Legislative developments, however, did not happen on their own. Legal claims that Holocaust victims brought before courts encouraged and fostered the political process of the German government’s taking responsibility for Nazi crimes and developing legal solutions for providing compensations. Sometimes this pressure came from the German public, while in the late 1990s changes were forced by a wave of Class A lawsuits in the United States. Nevertheless, over the last 70 years, an ongoing dialog between the German federal government and legal representatives of Holocaust survivors took place.

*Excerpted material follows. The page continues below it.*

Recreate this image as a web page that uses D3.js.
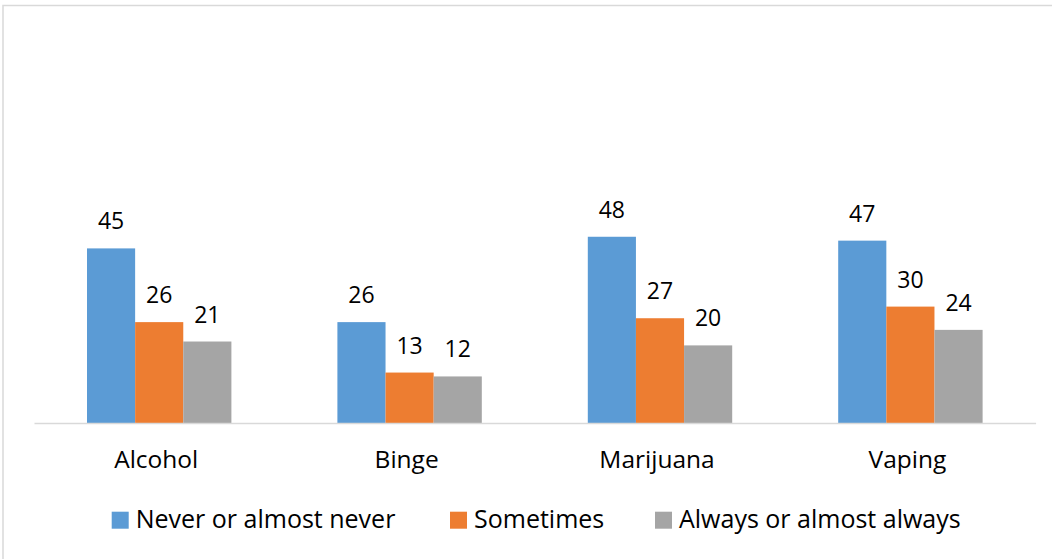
<!DOCTYPE html>
<html><head><meta charset="utf-8">
<script src="https://cdn.jsdelivr.net/npm/d3@7"></script>
<style>body{margin:0;background:#fff;} svg{display:block;} text{font-family:"Open Sans",sans-serif;fill:#000;}</style>
</head><body>
<svg id="c" width="1052" height="559"></svg>
<script>
const categories = ["Alcohol", "Binge", "Marijuana", "Vaping"];
const seriesNames = ["Never or almost never", "Sometimes", "Always or almost always"];
const never = [45, 26, 48, 47];
const sometimes = [26, 13, 27, 30];
const always = [21, 12, 20, 24];
const colors = ["#5b9bd5", "#ed7d31", "#a5a5a5"];
const seriesValues = [never, sometimes, always];

(function(){
const svg = d3.select("#c");
svg.append("rect").attr("x", 3).attr("y", 5.5).attr("width", 1060).attr("height", 560)
  .attr("fill", "none").attr("stroke", "#d9d9d9").attr("stroke-width", 1.5);

const pLeft = 34, pRight = 1035.6, pTop = 35, pBottom = 423;
const x0 = d3.scaleBand().domain(categories).range([pLeft, pRight]).paddingInner(106/250.4).paddingOuter(53/250.4);
const x1 = d3.scaleBand().domain(d3.range(3)).range([0, x0.bandwidth()]);
const y = d3.scaleLinear().domain([0, 100]).range([pBottom, pTop]);

const g = svg.append("g");
categories.forEach((c, ci) => {
  seriesValues.forEach((vals, si) => {
    const v = vals[ci];
    const bx = x0(c) + x1(si);
    g.append("rect").attr("x", bx).attr("y", y(v)).attr("width", x1.bandwidth()).attr("height", y(0) - y(v))
      .attr("fill", colors[si]);
    g.append("text").attr("x", bx + x1.bandwidth()/2).attr("y", y(v) - 19)
      .attr("text-anchor", "middle").attr("font-size", 23).text(v);
  });
});

const xAxis = d3.axisBottom(x0).tickSize(0).tickPadding(0);
const ax = svg.append("g").attr("transform", `translate(0,${pBottom})`).call(xAxis);
ax.select(".domain").attr("stroke", "#d9d9d9").attr("stroke-width", 1.5);
ax.selectAll("text").attr("font-size", 24.5).attr("dy", null).attr("y", 45.3).attr("dx", -3).style("font-family", "'Open Sans',sans-serif").attr("fill", "#000");

const legendX = [111.7, 450, 655];
seriesNames.forEach((n, i) => {
  svg.append("rect").attr("x", legendX[i]).attr("y", 511.7).attr("width", 17).attr("height", 17).attr("fill", colors[i]);
  svg.append("text").attr("x", legendX[i] + 24).attr("y", 528).attr("font-size", 25).text(n);
});
})();
</script>
</body></html>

Interestingly, other countries adopted some of the above-mentioned solutions, while dealing with their own WWII pro-Nazi regimes (Romania, Hungry, and others). Their legislation follows the logic of the German federal legislation. Compensation legal frameworks have been established to individually compensate those whose rights under international humanitarian law were not defended. Whenever states were blamed for this lack of protection, their response has been to establish such individual compensation programs.
Finally, these programs, both in Germany and in other countries, serve as a means of carrying out restorative justice and facilitating the victim-perpetrator dialogue. They have also become a symbolic recognition of the state’s gross violations of human rights and a means to facilitate intergenerational dialogue that allows the individual and the state to rethink the past. Not all wrongdoings can be undone—no compensation can cover the true loss caused by the Holocaust or any other genocide—but a nation’s assumption of responsibility starts a chain reaction resulting in legal steps that address wrongdoings.